Christopher Nolan: Great. Thanks guys.
Scott Bluestein: Thanks, Chris.
Operator: And thank you. And one moment for our next question. And our next question comes from Ryan Lynch from KBW. Your line is now open.
Ryan Lynch: Hey, good afternoon. My first question was, could you just provide a little context of what drove the – approximately 30 million of unrealized depreciation on your debt portfolio this quarter?
Seth Meyer: Yes, sure, absolutely Ryan. So it was a number of things offsetting each other. The most significant is the loss on Convoy, which is about 50 million write down on the BDC. And contrasting that though was the appreciation on the remainder of the portfolio where the benchmark rates that we use to really model out what our market value should be for the existing portfolio had a compression in the yields. Whereas we did not see that in our originations and we felt that our portfolio was still coming along pretty strong with the exception of Convoy. So we had a slight uptick in the value of our portfolio of 20 million, and those two things were the offsetting amounts that were most material.

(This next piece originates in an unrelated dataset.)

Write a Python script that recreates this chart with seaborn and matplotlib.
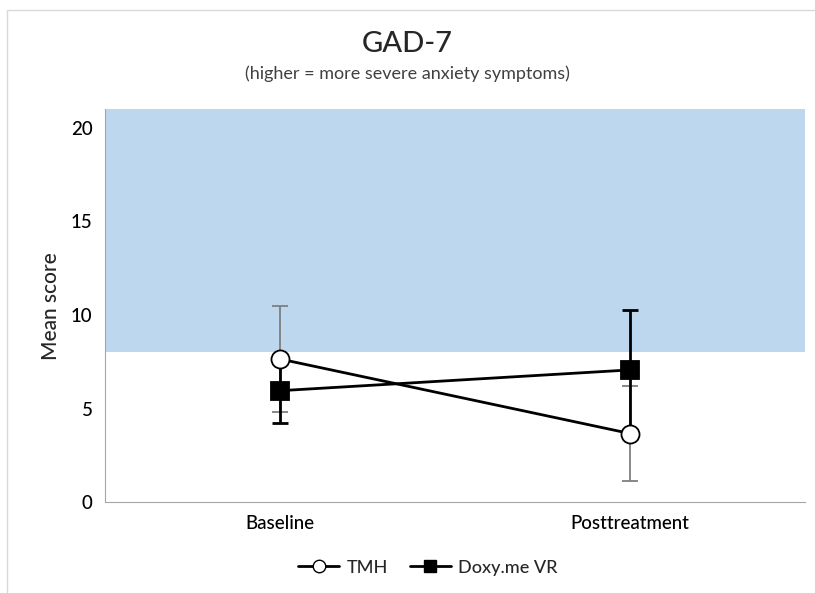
import pandas as pd
import matplotlib
matplotlib.use('Agg')
from matplotlib import pyplot as plt
from matplotlib.patches import Rectangle
import seaborn as sns

timepoints = ['Baseline', 'Posttreatment']
tmh_mean = [7.65, 3.67]
tmh_err = [2.83, 2.55]
doxy_mean = [5.96, 7.07]
doxy_err = [1.70, 3.20]
groups = ['TMH', 'Doxy.me VR']
band = (8, 21)

df = pd.DataFrame({
    'Time': timepoints * 2,
    'x': [0, 1] * 2,
    'Group': [groups[0]] * 2 + [groups[1]] * 2,
    'Mean': tmh_mean + doxy_mean,
    'Err': tmh_err + doxy_err,
})

sns.set_style('white')
plt.rcParams['font.family'] = ['Lato', 'DejaVu Sans']

fig = plt.figure(figsize=(8.15, 5.93), dpi=100)
ax = fig.add_axes([0.129, 0.153, 0.859, 0.663])

ax.axhspan(band[0], band[1], color='#bdd7ee', zorder=0, lw=0)

err_col = {'TMH': '#7f7f7f', 'Doxy.me VR': 'black'}
err_w = {'TMH': 1.3, 'Doxy.me VR': 2}
for g in groups:
    d = df[df.Group == g]
    ax.errorbar(d.x, d.Mean, yerr=d.Err, fmt='none', ecolor=err_col[g],
                elinewidth=err_w[g], capsize=6, capthick=err_w[g], zorder=2)

sns.lineplot(data=df, x='x', y='Mean', style='Group', hue='Group',
             palette={'TMH': 'black', 'Doxy.me VR': 'black'},
             markers={'TMH': 'o', 'Doxy.me VR': 's'}, dashes=False,
             linewidth=2, markersize=13, markeredgecolor='black',
             markeredgewidth=1.3, ax=ax, zorder=3, legend=False)
# white fill for TMH markers
for ln in ax.lines:
    if ln.get_marker() == 'o':
        ln.set_markerfacecolor('white')

ax.set_xlim(-0.5, 1.5)
ax.set_ylim(0, 21)
ax.set_xticks([0, 1])
ax.set_xticklabels(timepoints, fontsize=13.5, fontweight='medium')
ax.set_yticks([0, 5, 10, 15, 20])
ax.set_yticklabels(['0', '5', '10', '15', '20'], fontsize=13.5, fontweight='medium')
ax.set_xlabel('')
ax.set_ylabel('Mean score', fontsize=15, fontweight='medium', labelpad=7)
ax.tick_params(length=0, pad=9, colors='black')
for s in ['top', 'right']:
    ax.spines[s].set_visible(False)
ax.spines['left'].set_color('#a6a6a6')
ax.spines['bottom'].set_color('#a6a6a6')

handles = [
    plt.Line2D([], [], color='black', lw=2, marker='o', markerfacecolor='white',
               markeredgecolor='black', markersize=9),
    plt.Line2D([], [], color='black', lw=2, marker='s', markerfacecolor='black',
               markersize=8),
]
fig.legend(handles, groups, loc='center', bbox_to_anchor=(0.525, 0.043), ncol=2,
           frameon=False, prop={'size': 13, 'weight': 'medium'},
           handlelength=2.3, handletextpad=0.4, columnspacing=1.2)

fig.text(0.5, 0.925, 'GAD-7', ha='center', va='center', fontsize=21,
         fontweight='medium')
fig.text(0.5, 0.875, '(higher = more severe anxiety symptoms)', ha='center',
         va='center', fontsize=13, color='#404040')

fig.patches.append(Rectangle((0.009, -0.01), 1.0, 0.993, transform=fig.transFigure,
                             fill=False, edgecolor='#d9d9d9', lw=1))

fig.savefig('out.png', dpi=100)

Ryan Lynch: Okay. That makes sense. And then my other question is kind of a two-part question. I think you mentioned you had 23 companies raised new capital in the third quarter, which was the strongest quarter you’ve had in the last 1.5 years. And so kind of a two-part question on that is, number one, you’ve talked about having a very strong portfolio for a long period of time. Why do you think was there any sort of driver behind why this quarter was so strong from a capital raising standpoint in your portfolio of companies? And then the second part of that was, maybe this correlation doesn’t make sense but natural to me if there’s a lot of your portfolio companies that are raising new capital this quarter, you would have seen an increase in prepayment activity.